400年以上の時を経て、日本三大火祭りの一つに数えられるまでに発展したこの祭りの存在は、二階堂氏が単なる支配者ではなく、地域の歴史と文化の記憶として、領民の心に深く根付いていたことを何よりも雄弁に物語っている。須賀川城跡に建てられた二階堂神社から採られた御神火が、巨大な松明に点火される光景は 49 、政治的・軍事的な勝敗を超えて、地域の歴史を語り継ぐことの重要性を示している。

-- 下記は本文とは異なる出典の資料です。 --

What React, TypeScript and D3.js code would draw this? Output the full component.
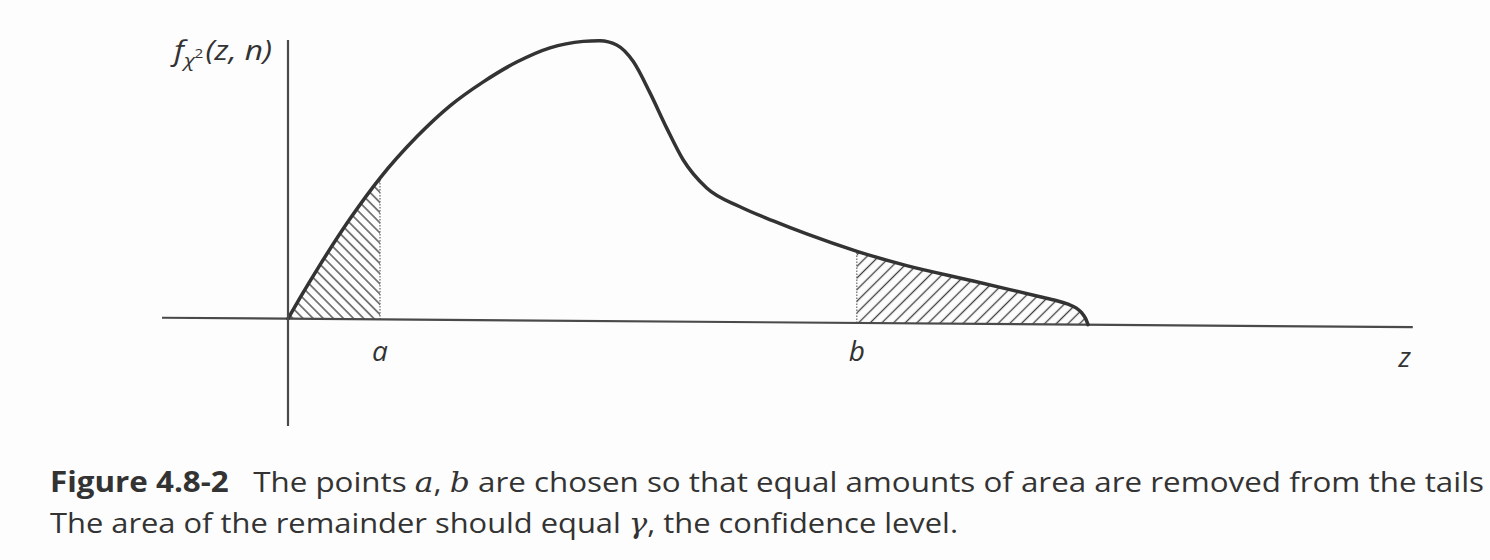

輝行とその一族の物語は、文書記録だけでなく、こうした生きた文化遺産の中にも、その痕跡を留めているのである。
本報告書を通じて、戦国武将・二階堂輝行の生涯を多角的に検証してきた。その結果、彼を単に「威勢の振るわなかった」悲運の将と見なす従来の評価は、一面的であることが明らかになった。彼の歴史的評価は、以下の三つの視点から再構築されるべきである。
第一に、輝行は「時代の転換点を生きた典型的な移行期の領主」であった。彼の治世は、鎌倉以来の名門としての矜持と、戦国乱世を生き抜くための現実的な生存戦略との間で絶えず揺れ動いていた。父・晴行から受け継いだ、室町幕府将軍家の権威を借りて自らの正統性を補強しようとする試み(偏諱の授与)は、旧来の価値観に依拠する伝統的領主の姿を示す。一方で、伊達氏の内紛「天文の乱」において、当初の立場を翻して勝者である晴宗方へ寝返った決断は、家の存続を最優先する戦国領主としての冷徹な現実主義の表れである。輝行の行動は、旧秩序が崩壊し、新たな実力主義の秩序が形成される過程にあった南奥州の混乱と苦悩そのものを体現している。
第二に、彼の治世における軍事的・外交的失敗は、個人的な資質の問題以上に、抗いがたい地政学的な圧力の結果であったと評価できる。北の伊達氏と西の蘆名氏という、当時飛躍的に勢力を拡大していた二大勢力に挟まれた二階堂氏の立場は、極めて脆弱であった。田村氏に今泉城をはじめとする重要拠点を奪われ、国力を著しく消耗したことは 1 、彼の治世における最大の失点であるが、これもまた、天文の乱への参戦による疲弊という、より大きな構造の中で見る必要がある。彼の死後、間もなくして嫡男・盛義が蘆名氏に従属した事実は 30 、輝行の時代にすでにその流れが不可逆的になっていたことを示している。
第三に、輝行の生涯とその一族の末路は、勝者の歴史だけでは見えてこない、戦国時代の地方社会の複雑な実態を解き明かす上で、極めて重要な事例である。伊達氏との二重の婚姻関係が、結果として家中の分裂を招き、伊達政宗による滅亡の口実を与えてしまったという皮肉な結末 38 。そして、政治的には滅び去ったにもかかわらず、その最後の戦いの記憶が「松明あかし」という壮大な祭りとして400年以上も地域に受け継がれているという事実 46 。これらは、戦国時代の歴史が、単純な勝敗の記録だけでは語り尽くせない、文化や記憶の層を含んだ多層的なものであることを示している。
総じて、二階堂輝行は、南奥州が伊達政宗によって統一される新たな時代へと移行する、まさにその激動の渦中に身を置いた人物であった。彼の苦闘の物語は、戦国時代という時代の本質、すなわち、巨大な権力構造の変容の中で、中小領主がいかにして生き残りを図ろうとし、そして抗いきれない奔流に飲み込まれていったのかを、我々に生々しく伝えてくれる。二階堂輝行の生涯を徹底的に調査することは、南奥州戦国史の深層を理解するための、不可欠な作業であると言えるだろう。